## Stated exercise:
Your task is to transcribe all of the data below exactly, omitting the images.

## Data excerpt:

--- BEGIN ---

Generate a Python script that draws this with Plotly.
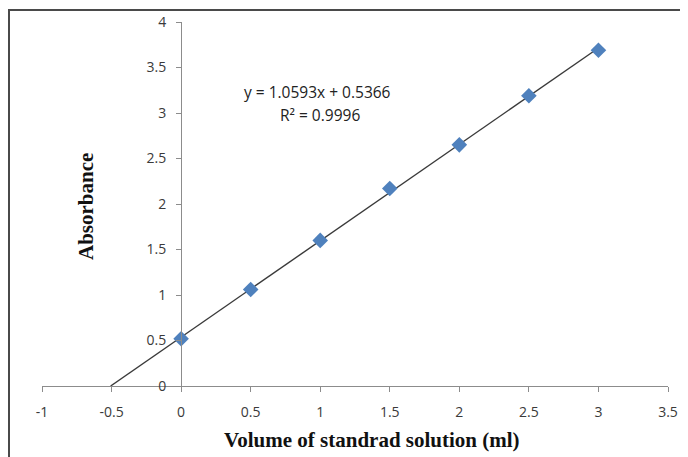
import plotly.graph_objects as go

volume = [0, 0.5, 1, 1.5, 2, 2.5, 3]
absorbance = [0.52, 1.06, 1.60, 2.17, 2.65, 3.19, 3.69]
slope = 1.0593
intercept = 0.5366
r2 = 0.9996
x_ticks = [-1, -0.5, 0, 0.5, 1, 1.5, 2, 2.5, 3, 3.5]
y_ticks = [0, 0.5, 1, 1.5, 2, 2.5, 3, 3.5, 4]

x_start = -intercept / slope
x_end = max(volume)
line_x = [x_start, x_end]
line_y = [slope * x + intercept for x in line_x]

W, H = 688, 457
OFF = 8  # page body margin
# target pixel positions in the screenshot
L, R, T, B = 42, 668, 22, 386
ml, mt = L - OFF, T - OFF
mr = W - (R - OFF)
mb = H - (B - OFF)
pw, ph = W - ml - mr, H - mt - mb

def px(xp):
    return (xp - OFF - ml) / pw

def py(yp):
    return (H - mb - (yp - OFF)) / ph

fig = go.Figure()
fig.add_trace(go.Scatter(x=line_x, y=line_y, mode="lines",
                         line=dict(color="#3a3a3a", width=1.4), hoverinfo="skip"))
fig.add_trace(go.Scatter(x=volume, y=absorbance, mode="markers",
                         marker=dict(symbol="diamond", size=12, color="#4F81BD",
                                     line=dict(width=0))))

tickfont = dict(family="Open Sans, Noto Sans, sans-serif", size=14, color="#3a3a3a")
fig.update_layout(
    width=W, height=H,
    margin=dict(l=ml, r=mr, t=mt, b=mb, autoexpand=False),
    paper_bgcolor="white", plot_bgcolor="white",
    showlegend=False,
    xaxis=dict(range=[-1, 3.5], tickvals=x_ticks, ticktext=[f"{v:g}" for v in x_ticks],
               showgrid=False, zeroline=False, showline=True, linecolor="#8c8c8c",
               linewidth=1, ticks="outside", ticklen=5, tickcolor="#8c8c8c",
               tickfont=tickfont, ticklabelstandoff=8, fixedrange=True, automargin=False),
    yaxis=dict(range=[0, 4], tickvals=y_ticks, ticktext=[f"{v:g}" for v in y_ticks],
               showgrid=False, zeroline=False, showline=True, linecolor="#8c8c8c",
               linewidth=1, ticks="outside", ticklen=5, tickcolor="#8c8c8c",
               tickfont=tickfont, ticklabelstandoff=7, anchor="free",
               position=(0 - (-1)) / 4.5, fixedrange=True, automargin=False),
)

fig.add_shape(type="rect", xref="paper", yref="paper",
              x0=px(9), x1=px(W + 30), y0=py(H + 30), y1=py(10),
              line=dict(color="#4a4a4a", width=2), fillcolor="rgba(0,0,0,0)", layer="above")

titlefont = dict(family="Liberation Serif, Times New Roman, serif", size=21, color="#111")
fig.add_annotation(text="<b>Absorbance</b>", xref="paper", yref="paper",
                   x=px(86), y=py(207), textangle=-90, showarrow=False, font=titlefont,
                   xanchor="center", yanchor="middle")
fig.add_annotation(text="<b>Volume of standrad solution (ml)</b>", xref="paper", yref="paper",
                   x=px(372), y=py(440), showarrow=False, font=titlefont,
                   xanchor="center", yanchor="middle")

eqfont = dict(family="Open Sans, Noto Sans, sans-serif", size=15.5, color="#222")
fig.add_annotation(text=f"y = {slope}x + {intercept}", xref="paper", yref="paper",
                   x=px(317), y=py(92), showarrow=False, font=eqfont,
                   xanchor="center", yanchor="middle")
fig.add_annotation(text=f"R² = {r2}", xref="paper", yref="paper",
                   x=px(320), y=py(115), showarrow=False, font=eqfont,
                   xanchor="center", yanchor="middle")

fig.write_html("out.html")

--- END ---

## Solution to this problem:
Generate a Python script that draws this with Plotly.
import plotly.graph_objects as go

volume = [0, 0.5, 1, 1.5, 2, 2.5, 3]
absorbance = [0.52, 1.06, 1.60, 2.17, 2.65, 3.19, 3.69]
slope = 1.0593
intercept = 0.5366
r2 = 0.9996
x_ticks = [-1, -0.5, 0, 0.5, 1, 1.5, 2, 2.5, 3, 3.5]
y_ticks = [0, 0.5, 1, 1.5, 2, 2.5, 3, 3.5, 4]

x_start = -intercept / slope
x_end = max(volume)
line_x = [x_start, x_end]
line_y = [slope * x + intercept for x in line_x]

W, H = 688, 457
OFF = 8  # page body margin
# target pixel positions in the screenshot
L, R, T, B = 42, 668, 22, 386
ml, mt = L - OFF, T - OFF
mr = W - (R - OFF)
mb = H - (B - OFF)
pw, ph = W - ml - mr, H - mt - mb

def px(xp):
    return (xp - OFF - ml) / pw

def py(yp):
    return (H - mb - (yp - OFF)) / ph

fig = go.Figure()
fig.add_trace(go.Scatter(x=line_x, y=line_y, mode="lines",
                         line=dict(color="#3a3a3a", width=1.4), hoverinfo="skip"))
fig.add_trace(go.Scatter(x=volume, y=absorbance, mode="markers",
                         marker=dict(symbol="diamond", size=12, color="#4F81BD",
                                     line=dict(width=0))))

tickfont = dict(family="Open Sans, Noto Sans, sans-serif", size=14, color="#3a3a3a")
fig.update_layout(
    width=W, height=H,
    margin=dict(l=ml, r=mr, t=mt, b=mb, autoexpand=False),
    paper_bgcolor="white", plot_bgcolor="white",
    showlegend=False,
    xaxis=dict(range=[-1, 3.5], tickvals=x_ticks, ticktext=[f"{v:g}" for v in x_ticks],
               showgrid=False, zeroline=False, showline=True, linecolor="#8c8c8c",
               linewidth=1, ticks="outside", ticklen=5, tickcolor="#8c8c8c",
               tickfont=tickfont, ticklabelstandoff=8, fixedrange=True, automargin=False),
    yaxis=dict(range=[0, 4], tickvals=y_ticks, ticktext=[f"{v:g}" for v in y_ticks],
               showgrid=False, zeroline=False, showline=True, linecolor="#8c8c8c",
               linewidth=1, ticks="outside", ticklen=5, tickcolor="#8c8c8c",
               tickfont=tickfont, ticklabelstandoff=7, anchor="free",
               position=(0 - (-1)) / 4.5, fixedrange=True, automargin=False),
)

fig.add_shape(type="rect", xref="paper", yref="paper",
              x0=px(9), x1=px(W + 30), y0=py(H + 30), y1=py(10),
              line=dict(color="#4a4a4a", width=2), fillcolor="rgba(0,0,0,0)", layer="above")

titlefont = dict(family="Liberation Serif, Times New Roman, serif", size=21, color="#111")
fig.add_annotation(text="<b>Absorbance</b>", xref="paper", yref="paper",
                   x=px(86), y=py(207), textangle=-90, showarrow=False, font=titlefont,
                   xanchor="center", yanchor="middle")
fig.add_annotation(text="<b>Volume of standrad solution (ml)</b>", xref="paper", yref="paper",
                   x=px(372), y=py(440), showarrow=False, font=titlefont,
                   xanchor="center", yanchor="middle")

eqfont = dict(family="Open Sans, Noto Sans, sans-serif", size=15.5, color="#222")
fig.add_annotation(text=f"y = {slope}x + {intercept}", xref="paper", yref="paper",
                   x=px(317), y=py(92), showarrow=False, font=eqfont,
                   xanchor="center", yanchor="middle")
fig.add_annotation(text=f"R² = {r2}", xref="paper", yref="paper",
                   x=px(320), y=py(115), showarrow=False, font=eqfont,
                   xanchor="center", yanchor="middle")

fig.write_html("out.html")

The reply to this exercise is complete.